The data plane is used for the transport of packets (or label swapping algorithm). This separation permits applications to be developed and deployed in a scalable and flexible manner.

MPLS Operation

The above diagram shows the MPLS functionality. The edge routers of the MPLS cloud is known as Label Edge Routers (LERs) or Provide Edge routers (PE Routers). These edge routers are designed to inspect IP packets entering the network and add MPLS headers, as well as removing the headers from packets leaving the MPLS network. In central of the MPLS cloud there are four backbone routers placed. These routers are known as Label Switch Routers (LSRs) or P routers look for an MPLS label on each packet that passes through them, looking up and following the instructions contained in those labels, routing them based on a list of instructions.

MPLS allows administrators to define routes known as Label Switched Paths (LSPs) from one LER to another, through a series of LSRS, across the MPLS network. These LSPs are pre-assigned and pre-engineered paths that packets with a certain label should follow.

MPLS Labeling

Forwarding Equivalency Class (FEC) is used in MPLS to describe the identical characteristics packets which may forward in the same way.

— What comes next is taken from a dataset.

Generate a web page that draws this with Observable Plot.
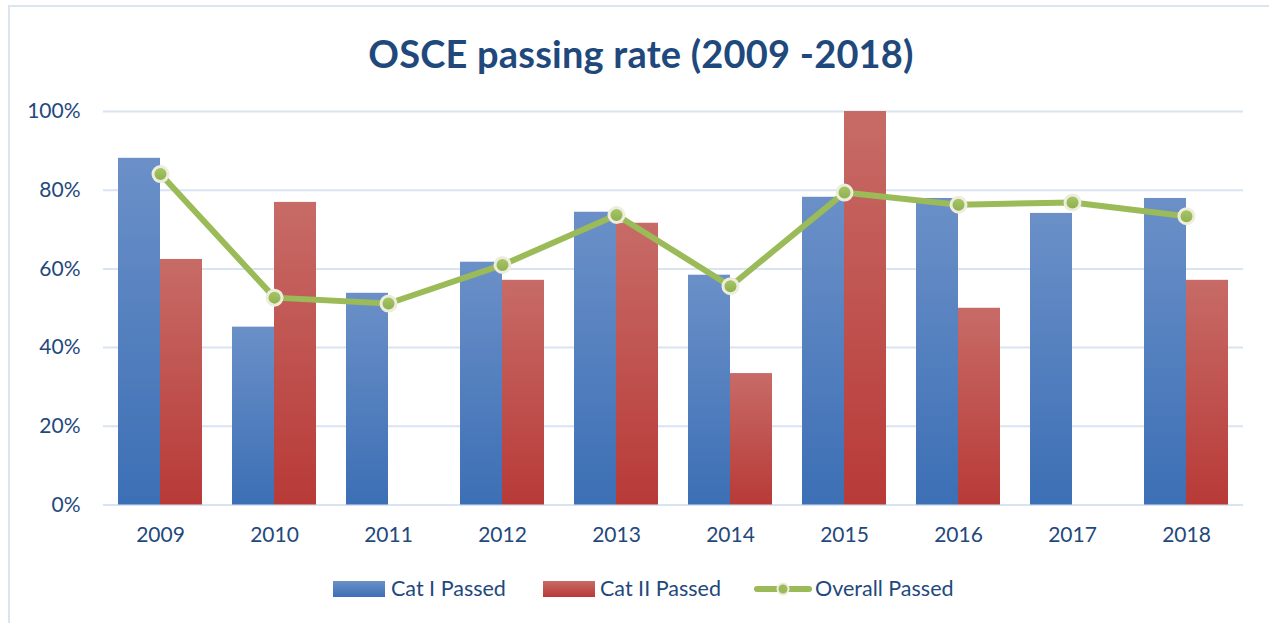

Characteristics determine the FEC of the packets but typically it is at least destination IP address.

FEC consists of a group of IP destinations for which a fixed-length identifier is assigned which is called label. The path corresponding to each FEC between the ingress (PE router which accept the packets to MPLS cloud) and egress (PE router which send off the packets out to MPLS cloud) LSRs is called Label Switched Paths (LSP). An FEC, therefore, determines how packets are mapped to an LSP.

A label is assigned to the FEC imposition operation either by tagging an existing field or as a complement in the packet header. The label is pivotal to the establishment of the LSP through all the routers. Each LSR analyzes the incoming packet label. Then after consulting a label table that permits it to recognize the LSP, the LSR switches the packet to the next LSR after changing the value of the label. The label is removed at the egress LSR or a disposition operation is performed.